** Task details **
Leave out all pictures. Return exactly the lines from the top of the material through the line containing "3000,3100,3200,3300,3400,3500,3600,3650];".

** Provided data **
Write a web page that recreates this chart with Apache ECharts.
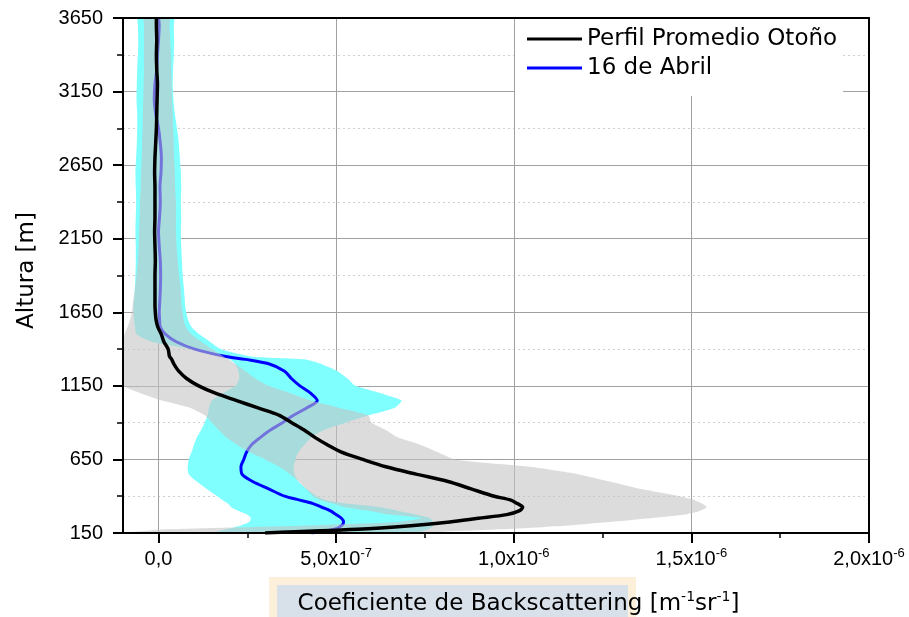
<!DOCTYPE html>
<html>
<head>
<meta charset="utf-8">
<script src="https://cdn.jsdelivr.net/npm/echarts@6/dist/echarts.min.js"></script>
<style>html,body{margin:0;padding:0;background:#fff}#c{width:909px;height:617px}</style>
</head>
<body>
<div id="c"></div>
<script>
// Altura [m]
const heights = [150,175,200,225,250,275,300,325,350,375,
  400,450,500,550,600,650,700,750,800,850,
  900,950,1000,1050,1100,1150,1200,1250,1300,1330,
  1350,1400,1450,1500,1550,1600,1650,1700,1800,1900,
  2000,2100,2200,2300,2400,2500,2600,2700,2800,2900,
  3000,3100,3200,3300,3400,3500,3600,3650];

// values in units of 1e-7 m^-1 sr^-1
const autumnMean = [3.0,5.6,7.1,8.2,9.0,9.8,10.15,10.25,10.1,9.9,
  9.45,8.8,8.15,7.25,6.4,5.75,5.15,4.75,4.4,4.1,
  3.75,3.4,2.8,2.2,1.6,1.13,0.79,0.57,0.43,0.37,
  0.31,0.27,0.15,0.08,-0.02,-0.07,-0.09,-0.1,-0.1,-0.1,
  -0.09,-0.1,-0.11,-0.1,-0.1,-0.1,-0.11,-0.1,-0.08,-0.06,
  -0.05,-0.04,-0.03,-0.05,-0.06,-0.05,-0.06,-0.06];

const autumnLow = [-0.9,0.2,4.0,6.7,7.4,6.5,5.95,5.25,4.9,4.55,
  4.35,4.15,3.95,3.7,3.4,3.0,2.55,2.2,1.9,1.7,
  1.5,1.3,0.9,0.1,-0.5,-1.3,-1.4,-1.45,-1.4,-1.35,
  -1.3,-1.25,-1.15,-0.96,-0.87,-0.8,-0.75,-0.73,-0.67,-0.62,
  -0.58,-0.56,-0.55,-0.53,-0.52,-0.5,-0.49,-0.47,-0.46,-0.45,
  -0.44,-0.43,-0.42,-0.41,-0.41,-0.41,-0.41,-0.41];

const autumnHigh = [6.8,9.6,11.45,12.7,13.85,14.8,15.23,15.43,15.3,15.08,
  14.67,13.55,12.7,11.8,10.45,8.35,7.85,7.37,6.73,6.4,
  6.0,5.9,5.1,4.3,3.72,3.1,2.73,2.45,2.15,1.97,
  1.83,1.5,1.2,0.93,0.77,0.71,0.68,0.65,0.63,0.58,
  0.54,0.51,0.49,0.49,0.49,0.47,0.46,0.44,0.43,0.41,
  0.4,0.38,0.37,0.36,0.35,0.33,0.31,0.3];

const april16 = [4.3,4.95,5.15,5.21,5.15,5.0,4.84,4.6,4.35,3.95,
  3.55,3.1,2.65,2.35,2.32,2.4,2.48,2.62,2.87,3.15,
  3.49,3.8,4.17,4.47,4.28,3.98,3.74,3.55,3.1,2.45,
  1.89,1.02,0.5,0.2,0.05,0.03,0.02,0.03,0.05,0.06,
  0.05,0.02,0.0,0.03,0.05,0.04,0.07,0.08,0.05,0.0,
  -0.08,-0.12,-0.1,-0.05,-0.03,0.0,0.02,0.0];

const april16Low = [1.55,1.9,2.3,2.55,2.6,2.5,2.25,2.05,1.95,1.8,
  1.65,1.35,1.08,0.85,0.82,0.85,0.93,1.0,1.08,1.2,
  1.3,1.38,1.42,1.5,1.81,2.17,2.27,2.25,2.15,2.0,
  1.8,0.9,-0.2,-0.62,-0.66,-0.69,-0.7,-0.7,-0.67,-0.65,
  -0.64,-0.64,-0.65,-0.64,-0.63,-0.64,-0.65,-0.63,-0.61,-0.6,
  -0.6,-0.62,-0.61,-0.6,-0.58,-0.57,-0.58,-0.58];

const april16High = [7.2,7.6,7.73,7.73,7.65,7.25,6.75,6.25,5.3,4.7,
  4.45,4.17,3.94,3.83,3.8,3.86,3.94,4.11,4.31,4.65,
  5.26,5.91,6.64,6.84,6.25,5.54,5.32,5.04,4.56,4.1,
  2.6,1.75,1.45,1.15,0.93,0.83,0.78,0.75,0.72,0.68,
  0.66,0.64,0.63,0.64,0.63,0.64,0.63,0.6,0.57,0.52,
  0.46,0.42,0.4,0.41,0.43,0.44,0.43,0.43];

const xTickValues = [0, 5, 10, 15, 20];
const xTickLabels = ['0,0', '5,0x10{sup|-7}', '1,0x10{sup|-6}', '1,5x10{sup|-6}', '2,0x10{sup|-6}'];
const xMinorTickValues = [2.5, 7.5, 12.5, 17.5];
const seriesNames = ['Perfil Promedio Otoño', '16 de Abril'];

const X_MIN = -1, X_MAX = 20, Y_MIN = 150, Y_MAX = 3650, Y_STEP = 500;

const FONT_TICK = 'Liberation Sans';
const FONT_TITLE = 'DejaVu Sans';

function bandSeries(low, high, fill, z) {
  return {
    type: 'custom',
    coordinateSystem: 'cartesian2d',
    xAxisIndex: 0, yAxisIndex: 0,
    silent: true,
    clip: true,
    z: z,
    data: [[low[0], heights[0]]],
    encode: { x: 0, y: 1 },
    renderItem: function (params, api) {
      const pts = [];
      for (let i = 0; i < heights.length; i++) {
        pts.push(api.coord([Math.max(low[i], X_MIN), heights[i]]));
      }
      for (let i = heights.length - 1; i >= 0; i--) {
        pts.push(api.coord([Math.min(high[i], X_MAX), heights[i]]));
      }
      return { type: 'polygon', shape: { points: pts, smooth: 0.2 }, style: { fill: fill } };
    }
  };
}

function lineSeries(name, values, color, width, z) {
  return {
    type: 'line', name: name,
    xAxisIndex: 0, yAxisIndex: 0,
    z: z,
    data: heights.map((h, i) => [values[i], h]),
    showSymbol: false, symbol: 'none', smooth: 0.3, clip: true,
    color: color,
    itemStyle: { color: color },
    lineStyle: { color: color, width: width }
  };
}

const frameLine = { show: true, onZero: false, lineStyle: { color: '#000', width: 2 } };
const supStyle = { fontFamily: FONT_TICK, fontSize: 13, lineHeight: 13, verticalAlign: 'top', color: '#000' };

const chart = echarts.init(document.getElementById('c'), null, { renderer: 'canvas' });
chart.setOption({
  animation: false,
  backgroundColor: '#ffffff',
  grid: { left: 123, right: 40, top: 18, bottom: 84, containLabel: false, outerBoundsMode: 'none' },
  graphic: [
    { type: 'rect', z: -5, silent: true, shape: { x: 269, y: 577, width: 367, height: 40 }, style: { fill: '#fcf0db' } },
    { type: 'rect', z: -4, silent: true, shape: { x: 277, y: 585, width: 351, height: 32 }, style: { fill: '#d8e0ea' } }
  ],
  legend: {
    orient: 'vertical', left: 515, top: 19,
    padding: [7, 6, 15, 12],
    backgroundColor: '#ffffff',
    icon: 'rect', itemWidth: 55, itemHeight: 3, itemGap: 3, itemTextGap: 12,
    textStyle: { fontFamily: FONT_TITLE, fontSize: 23, lineHeight: 26, color: '#000' },
    data: seriesNames
  },
  xAxis: [
    {
      type: 'value', min: X_MIN, max: X_MAX, position: 'bottom', z: 0,
      axisLine: { show: false, onZero: false },
      axisTick: { show: true, customValues: xTickValues, length: 10, lineStyle: { color: '#000', width: 2 } },
      axisLabel: {
        show: true, customValues: xTickValues, margin: 14, color: '#000',
        fontFamily: FONT_TICK, fontSize: 20, lineHeight: 24,
        formatter: function (v) { const k = xTickValues.indexOf(v); return k >= 0 ? xTickLabels[k] : ''; },
        rich: { sup: supStyle }
      },
      splitLine: { show: true, lineStyle: { color: '#a0a0a0', width: 1 } },
      name: 'Coeficiente de Backscattering [m{sup|-1}sr{sup|-1}]',
      nameLocation: 'middle', nameGap: 57,
      nameTextStyle: {
        fontFamily: FONT_TITLE, fontSize: 23, lineHeight: 28, color: '#000', padding: [0, 0, 0, 45],
        rich: { sup: { fontFamily: FONT_TITLE, fontSize: 14, lineHeight: 14, verticalAlign: 'top', color: '#000' } }
      }
    },
    {
      type: 'value', min: X_MIN, max: X_MAX, position: 'bottom', z: 10,
      axisLine: frameLine,
      axisTick: { show: true, customValues: xMinorTickValues, length: 5, lineStyle: { color: '#000', width: 1.5 } },
      axisLabel: { show: false }, splitLine: { show: false }
    },
    {
      type: 'value', min: X_MIN, max: X_MAX, position: 'top', z: 10,
      axisLine: frameLine, axisTick: { show: false }, axisLabel: { show: false }, splitLine: { show: false }
    }
  ],
  yAxis: [
    {
      type: 'value', min: Y_MIN, max: Y_MAX, interval: Y_STEP, position: 'left', z: 0,
      axisLine: { show: false, onZero: false },
      axisTick: { show: true, length: 10, lineStyle: { color: '#000', width: 2 } },
      minorTick: { show: true, splitNumber: 2, length: 6, lineStyle: { color: '#000', width: 1.5 } },
      axisLabel: {
        show: true, margin: 20, color: '#000', fontFamily: FONT_TICK, fontSize: 20,
        formatter: function (v) { return String(v); }
      },
      splitLine: { show: true, lineStyle: { color: '#a0a0a0', width: 1 } },
      minorSplitLine: { show: true, lineStyle: { color: '#cfcfcf', width: 1, type: [2, 3] } },
      name: 'Altura [m]', nameLocation: 'middle', nameRotate: 90, nameGap: 83,
      nameTextStyle: { fontFamily: FONT_TITLE, fontSize: 23, lineHeight: 26, color: '#000', padding: [0, 0, 0, 10] }
    },
    {
      type: 'value', min: Y_MIN, max: Y_MAX, position: 'left', z: 10,
      axisLine: frameLine, axisTick: { show: false }, axisLabel: { show: false }, splitLine: { show: false }
    },
    {
      type: 'value', min: Y_MIN, max: Y_MAX, position: 'right', z: 10,
      axisLine: frameLine, axisTick: { show: false }, axisLabel: { show: false }, splitLine: { show: false }
    }
  ],
  series: [
    bandSeries(april16Low, april16High, '#80ffff', 1),
    lineSeries(seriesNames[1], april16, '#0000ff', 3, 2),
    bandSeries(autumnLow, autumnHigh, 'rgba(196,196,196,0.59)', 3),
    lineSeries(seriesNames[0], autumnMean, '#000000', 3.5, 4)
  ]
});
</script>
</body>
</html>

** Solution to this problem **
Write a web page that recreates this chart with Apache ECharts.
<!DOCTYPE html>
<html>
<head>
<meta charset="utf-8">
<script src="https://cdn.jsdelivr.net/npm/echarts@6/dist/echarts.min.js"></script>
<style>html,body{margin:0;padding:0;background:#fff}#c{width:909px;height:617px}</style>
</head>
<body>
<div id="c"></div>
<script>
// Altura [m]
const heights = [150,175,200,225,250,275,300,325,350,375,
  400,450,500,550,600,650,700,750,800,850,
  900,950,1000,1050,1100,1150,1200,1250,1300,1330,
  1350,1400,1450,1500,1550,1600,1650,1700,1800,1900,
  2000,2100,2200,2300,2400,2500,2600,2700,2800,2900,
  3000,3100,3200,3300,3400,3500,3600,3650];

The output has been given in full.